Perbedaan cyberlaw di berbagai Negara
Di Amerika, Cyber Law yang mengatur transaksi elektronik dikenal dengan Uniform Electronic Transaction Act (UETA). UETA adalah salah satu dari beberapa Peraturan Perundang-undangan Amerika Serikat yang diusulkan oleh National Conference of Commissioners on Uniform State Laws (NCCUSL). Sejak itu 47 negara bagian, Kolombia, Puerto Rico, dan Pulau Virgin US telah mengadopsinya ke dalam hukum mereka sendiri. Tujuan menyeluruhnya adalah untuk membawa ke jalur hukum negara bagian yag berbeda atas bidang-bidang seperti retensi dokumen kertas, dan keabsahan tanda tangan elektronik sehingga mendukung keabsahan kontrak elektronik sebagai media perjanjian yang layak.

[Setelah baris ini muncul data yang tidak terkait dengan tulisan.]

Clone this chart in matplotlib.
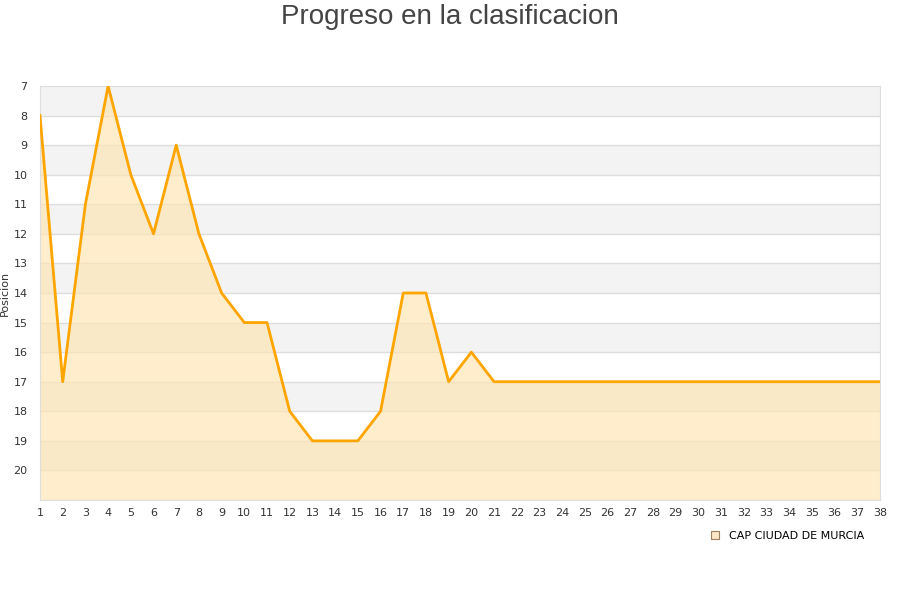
#!/usr/bin/env python3

import matplotlib
matplotlib.use('Agg')
import matplotlib.pyplot as plt
from matplotlib.lines import Line2D

# Jornadas y posicion en la clasificacion
jornadas = list(range(1, 39))
posicion = [8, 17, 11, 7, 10, 12, 9, 12, 14, 15, 15, 18, 19, 19, 19, 18, 14, 14, 17, 16,
            17, 17, 17, 17, 17, 17, 17, 17, 17, 17, 17, 17, 17, 17, 17, 17, 17, 17]
equipo = 'CAP CIUDAD DE MURCIA'
titulo = 'Progreso en la clasificacion'

fig = plt.figure(figsize=(9, 6), dpi=100)
ax = fig.add_axes([40 / 900, 100 / 600, 840 / 900, 414 / 600])

# Bandas alternas gris/blanco
for y0 in range(7, 21, 2):
    ax.axhspan(y0, y0 + 1, color='#f3f3f3', zorder=0, lw=0)
for y in range(8, 21):
    ax.axhline(y, color='#dddddd', lw=1, zorder=1)

ax.fill_between(jornadas, posicion, 21, color='#ffe4b0', alpha=0.65, lw=0, zorder=2)
ax.plot(jornadas, posicion, color='#ffa500', lw=2, zorder=3)

ax.set_xlim(1, 38)
ax.set_ylim(21, 7)
ax.set_xticks(jornadas)
ax.set_yticks(range(7, 21))
ax.tick_params(length=0, labelsize=8, colors='#333333', pad=6)
ax.tick_params(axis='y', pad=9)
for s in ax.spines.values():
    s.set_color('#dddddd')

ax.set_ylabel('Posicion', fontsize=8, color='#333333')
ax.yaxis.set_label_coords(-30 / 840, 0.5)
fig.text(0.5, 1 - 4 / 600, titulo, ha='center', va='top', fontsize=20, color='#444444',
         family='Liberation Sans')

handle = Line2D([], [], marker='s', ls='none', markersize=6,
                markerfacecolor='#fde7c4', markeredgecolor='#a08060', markeredgewidth=0.8)
fig.legend([handle], [equipo], loc='center', bbox_to_anchor=(784 / 900, 1 - 536 / 600),
           frameon=False, fontsize=8, handletextpad=0.3)

fig.savefig('out.png', dpi=100)
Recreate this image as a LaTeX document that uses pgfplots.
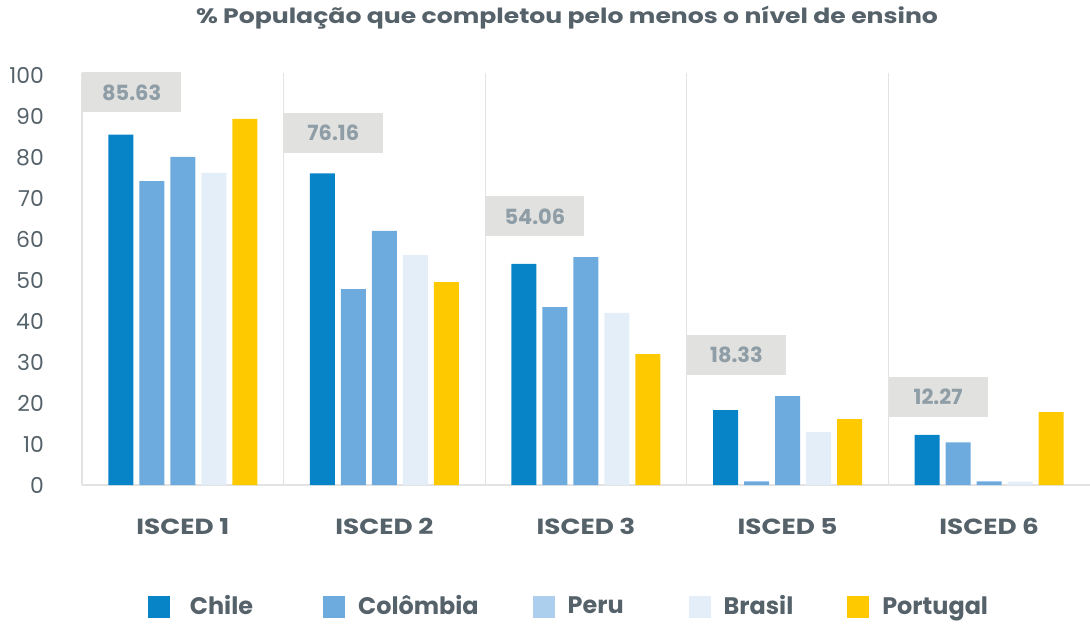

UETA 1999 membahas diantaranya mengenai :
Pasal 5 : mengatur penggunaan dokumen elektronik dan tanda tangan elektronik.
Pasal 7 : memberikan pengakuan legal untuk dokumen elektronik, tanda tangan elektronik, dan kontrak elektronik.
Pasal 8 : mengatur informasi dan dokumen yang disajikan untuk semua pihak.
Pasal 9 : membahas atribusi dan pengaruh dokumen elektronik dan tanda tangan elektronik.
Pasal 10 : menentukan kondisi-kondisi jika perubahan atau kesalahan dalam dokumen elektronik terjadi dalam transmisi data antara pihak yang bertransaksi.
Pasal 11 : memungkinkan notaris publik dan pejabat lainnya yang berwenang untuk bertindak secara elektronik, secara efektif menghilangkan persyaratan cap/segel.
Pasal 12 : menyatakan bahwa kebutuhan “retensi dokumen” dipenuhi dengan mempertahankan dokumen elektronik.
Pasal 13 : “Dalam penindakan, bukti dari dokumen atau tanda tangan tidak dapat dikecualikan hanya karena dalam bentuk elektronik”
Pasal 14 : mengatur mengenai transaksi otomatis.
Pasal 15 : mendefinisikan waktu dan tempat pengiriman dan penerimaan dokumen elektronik.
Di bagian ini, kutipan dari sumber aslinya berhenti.